本木克英は原作小説では詳細に描かれていない坂崎磐音の居眠り剣法を次のように撮影しました。
佐々木玲圓
「磐音の構えは、春先の縁側で日向ぼっこしている年寄り猫のようじゃ。眠ってるのか起きてるのか、まるで手応えがない」
突きをひらりひらりとかわす。一太刀、上段にて木刀で受け止めるも、また猫のようにかわす。
佐々木玲圓
「それまで」
二人、礼あって。
小林琴平
「いつの日か磐音の本物の反撃を見てみたいものじゃ。反撃さえしてくれれば一撃の元に叩き伏せてやる」
佐々木玲圓
「よう言うたもんじゃなぁ。居眠り磐音の居眠り剣法とは」
映画【居眠り磐音】
坂崎磐音(松坂桃李)は友とのつらい過去を忘れるように脱藩して江戸に出て浪人となります。

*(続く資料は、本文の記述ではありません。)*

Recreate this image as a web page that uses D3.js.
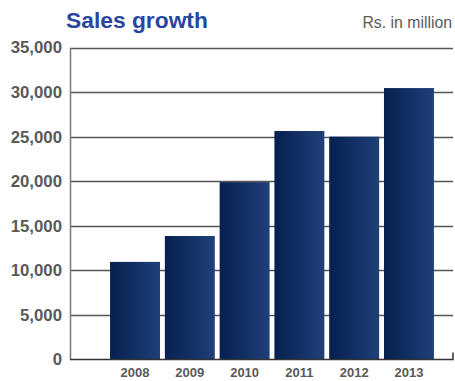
<!DOCTYPE html>
<html>
<head>
<meta charset="utf-8">
<script src="https://cdn.jsdelivr.net/npm/d3@7"></script>
<style>
  html, body { margin: 0; padding: 0; background: #fff; }
  svg { display: block; font-family: "Liberation Sans", Arial, sans-serif; }
</style>
</head>
<body>
<svg id="chart" width="455" height="381"></svg>
<script>
// Annual sales, Rs. in million
const years = ["2008", "2009", "2010", "2011", "2012", "2013"];
const sales = [10950, 13850, 19900, 25630, 25000, 30450];
const yTicks = [0, 5000, 10000, 15000, 20000, 25000, 30000, 35000];

const svg = d3.select("#chart");
const plotLeft = 70, plotRight = 453, plotTop = 47.5, plotBottom = 359.5;

const y = d3.scaleLinear().domain([0, 35000]).range([plotBottom, plotTop]);
const x = d3.scaleBand().domain(years).range([107.6, 436.4])
  .paddingInner(0.088).paddingOuter(0.045);

// bar fill: dark navy on the left fading to a lighter blue on the right
const grad = svg.append("defs").append("linearGradient")
  .attr("id", "barFill").attr("x1", "0%").attr("x2", "100%");
grad.append("stop").attr("offset", "0%").attr("stop-color", "#06204f");
grad.append("stop").attr("offset", "100%").attr("stop-color", "#1f4079");

// horizontal gridlines
svg.append("g").selectAll("line").data(yTicks.filter(d => d > 0)).join("line")
  .attr("x1", plotLeft).attr("x2", plotRight)
  .attr("y1", d => Math.round(y(d)) + 0.5).attr("y2", d => Math.round(y(d)) + 0.5)
  .attr("stroke", "#555").attr("stroke-width", 1.5);

// bars
svg.append("g").selectAll("rect").data(years).join("rect")
  .attr("x", d => x(d))
  .attr("width", x.bandwidth())
  .attr("y", (d, i) => y(sales[i]))
  .attr("height", (d, i) => y(0) - y(sales[i]))
  .attr("fill", "url(#barFill)");

// left axis
const yAxis = svg.append("g").attr("transform", `translate(${plotLeft},0)`)
  .call(d3.axisLeft(y).tickValues(yTicks).tickSize(0).tickPadding(8)
    .tickFormat(d3.format(",")));
yAxis.select(".domain").attr("stroke", "#777").attr("stroke-width", 1.5);
yAxis.selectAll("text")
  .attr("font-size", 16.8).attr("font-weight", "bold").attr("fill", "#595959")
  .attr("font-family", "'Liberation Sans', Arial, sans-serif");

// baseline with closing tick on the right
svg.append("path")
  .attr("d", `M${plotLeft},${plotBottom} H${plotRight} V${plotBottom - 7}`)
  .attr("fill", "none").attr("stroke", "#333").attr("stroke-width", 1.5);

// year labels
const xAxis = svg.append("g").attr("transform", `translate(0,${plotBottom})`)
  .call(d3.axisBottom(x).tickSize(0).tickPadding(8));
xAxis.select(".domain").remove();
xAxis.selectAll("text")
  .attr("font-size", 13).attr("font-weight", "bold").attr("fill", "#595959")
  .attr("font-family", "'Liberation Sans', Arial, sans-serif");

// title and unit note
svg.append("text").attr("x", 66).attr("y", 28)
  .attr("font-size", 22.8).attr("font-weight", "bold").attr("fill", "#2845a0")
  .text("Sales growth");
svg.append("text").attr("x", 452).attr("y", 28).attr("text-anchor", "end")
  .attr("font-size", 15.8).attr("fill", "#5a5a5a")
  .text("Rs. in million");
</script>
</body>
</html>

その際、幸吉ら子供達の世話でうなぎ屋の料理人として働くことになります。それは、おこん(木村文乃)との出会いの場となりました。
おこん
「あら、新しい職人さん」
うなぎを包丁で巧みにさばく坂崎磐音。
幸吉
「浪人さん」
坂崎磐音
「あぁ幸吉殿」
幸吉
「中々板についてるじゃねぇか」
坂崎磐音
「(笑)さよか。痛み入る(と頭を下げる)」
幸吉
「俺もここに案内した甲斐があったというもんだぜ」
坂崎磐音
「まったく幸吉殿のおかけじゃ。礼を言う(と再び頭を下げる)」
幸吉
「なぁに困った時はお互い様よ」
坂崎磐音
「重ね重ね痛みいる」
おこん
「(笑顔)」
映画【居眠り磐音】
大手配給会社出身の本木克英は、現在映画の観客は女性客が7割と語ります。時代劇映画はこれまで男性の観客が中心となっており、そこで女性の観客向けに思案したと言います。そんな本木克英の刀剣描写では喜劇、恋愛の要素が強調されています。